Prague - After 28 years, the magazine for contemporary visual art Ateliér has ceased publication. In recent years, it had been in a difficult economic situation, as the Ministry of Culture allocated lower grants to this biweekly than in previous years. Editor-in-chief Blanka Jiráčková repeatedly protested publicly against this; however, she did not proceed to a less costly online version of the magazine, which continued to be published on high-quality, and therefore expensive, paper.
In mid-December, the last double issue was released. "I believe it is a mistake that the cultural policy of our state cannot financially support a visual art magazine designed this way with a strong readership base," writes Jiráčková in the obituary for Ateliér included in its final issue. "A printed periodical with quality reproductions cannot be replaced by today's preferred social networks, where despite all search engines, there is a lot of fragmented material, which is unfortunately often inaccurate and unverified, and each individual must laboriously search for it themselves and piece it together like stones in their own mosaic," the editor-in-chief believes.
The first issue of Ateliér was released on January 7, 1988, and its publisher was the Union of Czech Visual Artists. Jiráčková became its first and only post-November editor-in-chief in May 1990. According to her, the successor organization, the Union of Visual Artists, renounced publishing rights and a civic association was formed, which became the owner of Ateliér. After some time, the publication of similar magazines began to be partially financed by funds from the Ministry of Culture.
Ateliér reported on events in the domestic visual art scene as well as exhibitions in neighboring countries.
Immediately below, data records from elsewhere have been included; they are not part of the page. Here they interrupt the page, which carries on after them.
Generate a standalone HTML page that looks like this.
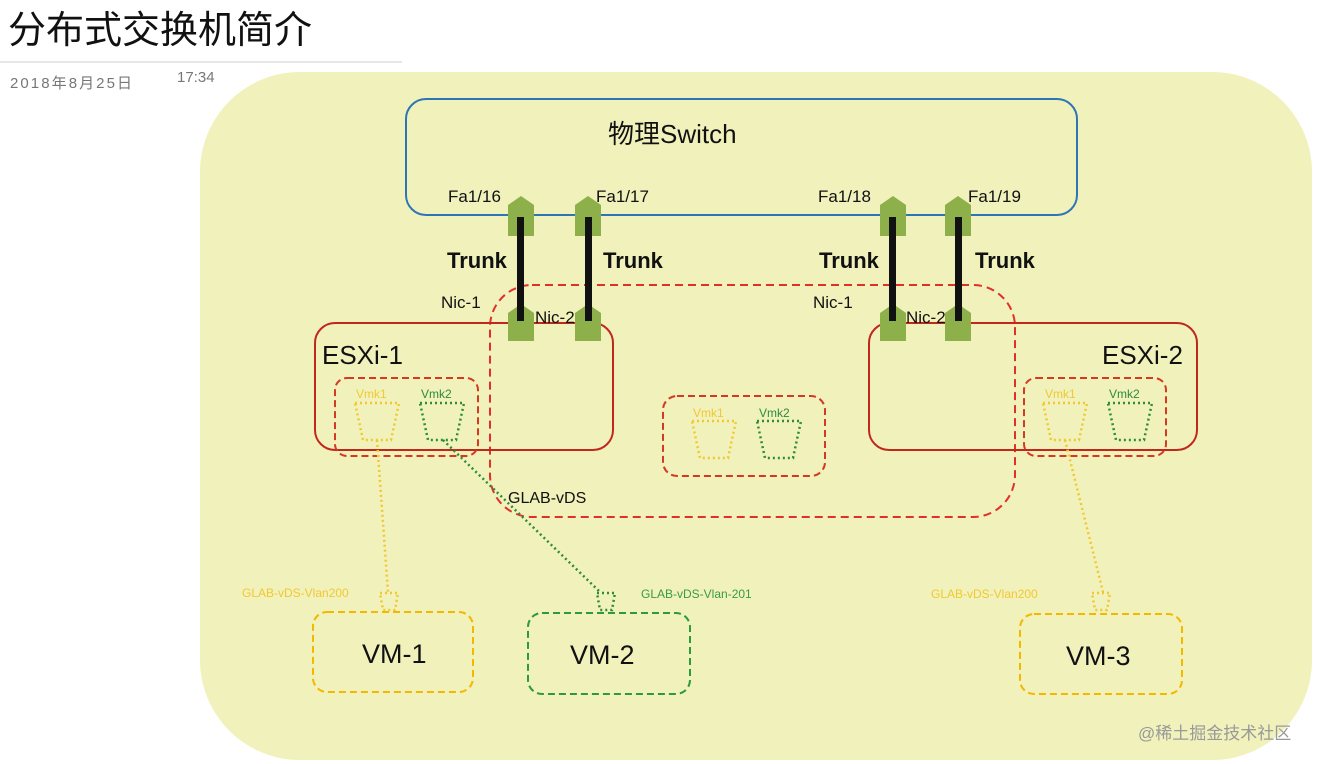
<!DOCTYPE html>
<html><head><meta charset="utf-8"><style>
html,body{margin:0;padding:0;background:#fff;width:1320px;height:764px;overflow:hidden}
svg{display:block}
text{font-family:"Liberation Sans","Noto Sans CJK SC",sans-serif}
</style></head><body>
<svg width="1320" height="764" viewBox="0 0 1320 764" xmlns="http://www.w3.org/2000/svg">
<defs>
<g id="vmkL"><path d="M0,0 L44,0 L36,37 L8,37 Z" fill="none" stroke="#f2c832" stroke-width="2.5" stroke-dasharray="2,3"/></g>
<g id="vmkG"><path d="M0,0 L44,0 L36,37 L8,37 Z" fill="none" stroke="#2e8b3e" stroke-width="2.5" stroke-dasharray="2,3"/></g>
</defs>
<text x="8" y="43" font-size="38" fill="#111">分布式交换机简介</text>
<line x1="0" y1="62" x2="402" y2="62" stroke="#ddd" stroke-width="1.5"/>
<text x="10" y="88" font-size="15" fill="#777" textLength="122">2018年8月25日</text>
<text x="177" y="82" font-size="15" fill="#777">17:34</text>
<rect x="200" y="72" width="1112" height="688" rx="100" fill="#f0f1bb"/>
<rect x="406" y="99" width="671" height="116" rx="20" fill="none" stroke="#2e75b6" stroke-width="2"/>
<text x="608" y="143" font-size="26" fill="#111">物理Switch</text>
<g font-size="17" fill="#111"><text x="448" y="202">Fa1/16</text><text x="596" y="202">Fa1/17</text><text x="818" y="202">Fa1/18</text><text x="968" y="202">Fa1/19</text></g>
<rect x="490" y="285" width="525" height="232" rx="42" fill="none" stroke="#e0302a" stroke-width="2" stroke-dasharray="8,5"/>
<rect x="315" y="323" width="298" height="127" rx="20" fill="none" stroke="#c0281e" stroke-width="2"/>
<rect x="869" y="323" width="328" height="127" rx="20" fill="none" stroke="#c0281e" stroke-width="2"/>
<text x="322" y="364" font-size="26" fill="#111">ESXi-1</text>
<text x="1102" y="364" font-size="26" fill="#111">ESXi-2</text>
<g fill="none" stroke="#d43a22" stroke-width="2" stroke-dasharray="7,4">
<rect x="335" y="378" width="143" height="78" rx="12"/>
<rect x="1024" y="378" width="142" height="78" rx="12"/>
<rect x="663" y="396" width="162" height="80" rx="14"/>
</g>
<g fill="#8db04a">
<path d="M508,205 L521,196 L534,205 L534,236 L508,236Z"/>
<path d="M575,205 L588,196 L601,205 L601,236 L575,236Z"/>
<path d="M880,205 L893,196 L906,205 L906,236 L880,236Z"/>
<path d="M945,205 L958,196 L971,205 L971,236 L945,236Z"/>
<path d="M508,313 L521,304 L534,313 L534,341 L508,341Z"/>
<path d="M575,313 L588,304 L601,313 L601,341 L575,341Z"/>
<path d="M880,313 L893,304 L906,313 L906,341 L880,341Z"/>
<path d="M945,313 L958,304 L971,313 L971,341 L945,341Z"/>
</g>
<g fill="#111"><rect x="517" y="217" width="7" height="104"/><rect x="585" y="217" width="7" height="104"/><rect x="889" y="217" width="7" height="104"/><rect x="955" y="217" width="7" height="104"/></g>
<g font-size="22" font-weight="bold" fill="#111"><text x="447" y="268">Trunk</text><text x="603" y="268">Trunk</text><text x="819" y="268">Trunk</text><text x="975" y="268">Trunk</text></g>
<g font-size="17" fill="#111"><text x="441" y="308">Nic-1</text><text x="535" y="323">Nic-2</text><text x="813" y="308">Nic-1</text><text x="906" y="323">Nic-2</text></g>
<g font-size="12"><text x="356" y="398" fill="#f2c832">Vmk1</text><text x="421" y="398" fill="#2e8b3e">Vmk2</text>
<text x="693" y="417" fill="#f2c832">Vmk1</text><text x="759" y="417" fill="#2e8b3e">Vmk2</text>
<text x="1045" y="398" fill="#f2c832">Vmk1</text><text x="1109" y="398" fill="#2e8b3e">Vmk2</text></g>
<use href="#vmkL" x="355" y="403"/><use href="#vmkG" x="420" y="403"/>
<use href="#vmkL" x="692" y="421"/><use href="#vmkG" x="757" y="421"/>
<use href="#vmkL" x="1043" y="403"/><use href="#vmkG" x="1108" y="403"/>
<text x="508" y="503" font-size="16" fill="#111">GLAB-vDS</text>
<g fill="none" stroke-width="2.5" stroke-dasharray="2,3">
<path d="M377,440 L388,592" stroke="#f2c832"/>
<path d="M443,440 L600,592" stroke="#2e8b3e"/>
<path d="M1065,440 L1103,592" stroke="#f2c832"/>
<path d="M380,593 L398,593 L395,610 L383,610Z" stroke="#f2c832"/>
<path d="M597,593 L615,593 L612,610 L600,610Z" stroke="#2e8b3e"/>
<path d="M1092,593 L1110,593 L1107,610 L1095,610Z" stroke="#f2c832"/>
</g>
<g font-size="12"><text x="242" y="597" fill="#f2c832">GLAB-vDS-Vlan200</text><text x="641" y="598" fill="#3a9a48">GLAB-vDS-Vlan-201</text><text x="931" y="598" fill="#f2c832">GLAB-vDS-Vlan200</text></g>
<g fill="none" stroke-width="2" stroke-dasharray="7,4">
<rect x="313" y="612" width="160" height="80" rx="14" stroke="#f5b800"/>
<rect x="528" y="613" width="162" height="81" rx="14" stroke="#2e9a3e"/>
<rect x="1020" y="614" width="162" height="80" rx="14" stroke="#f5b800"/>
</g>
<g font-size="27" fill="#111"><text x="362" y="663">VM-1</text><text x="570" y="664">VM-2</text><text x="1066" y="665">VM-3</text></g>
<text x="1138" y="739" font-size="17" fill="#999">@稀土掘金技术社区</text>
</svg>
</body></html>
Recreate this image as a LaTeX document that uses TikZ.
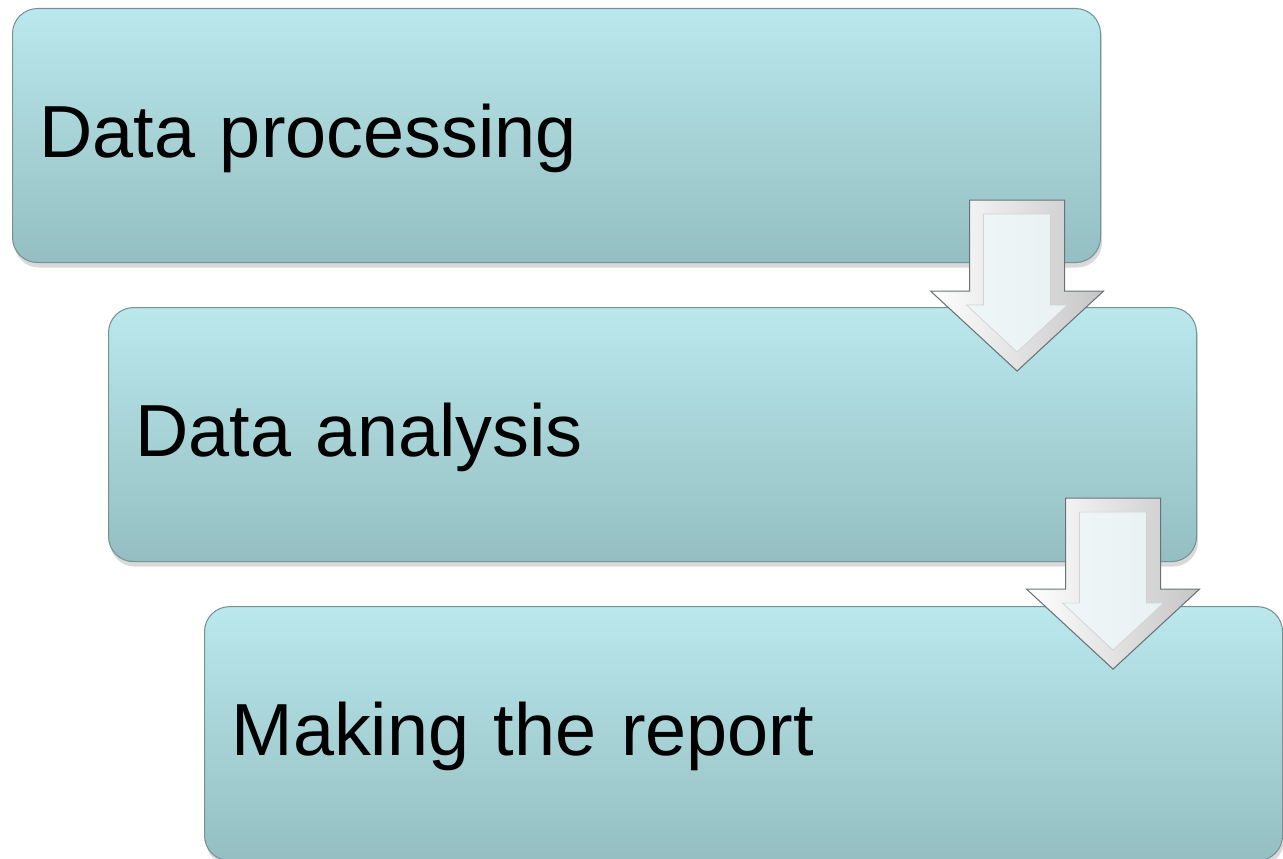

However, the authors of the articles were sometimes the very authors and curators of the exhibitions that the texts informed about.
With the increase in VAT and the decrease in subsidies - in the case of Ateliér from an average of 32 percent down to this year's 11 percent of total costs - according to Jiráčková, publishing the magazine became increasingly difficult. The largest drop in subsidies occurred in 2012 when the ministry awarded a third lower subsidy than in the previous year; the magazine received only 560,000 crowns, the lowest amount since the early 1990s. Just in 2010 and 2011, the state subsidy was around two million crowns.
The ministry argues that one cannot automatically claim grants from funding schemes; the amount of the subsidy depends on the budget available to grant committees, which at that time were cutting budgets for all committees. These individual projects are scored, and Ateliér placed 12th out of 19 projects in the category of periodic publications in the mentioned year of 2012; 14 of them received a subsidy. Even in the following years, the subsidies for the magazine did not return to previous figures. Jiráčková tried to secure sponsors, organized fundraising events, and the magazine became more expensive. Nevertheless, as of December 31, 2015, the Ateliér magazine company is entering liquidation due to insufficient financial support.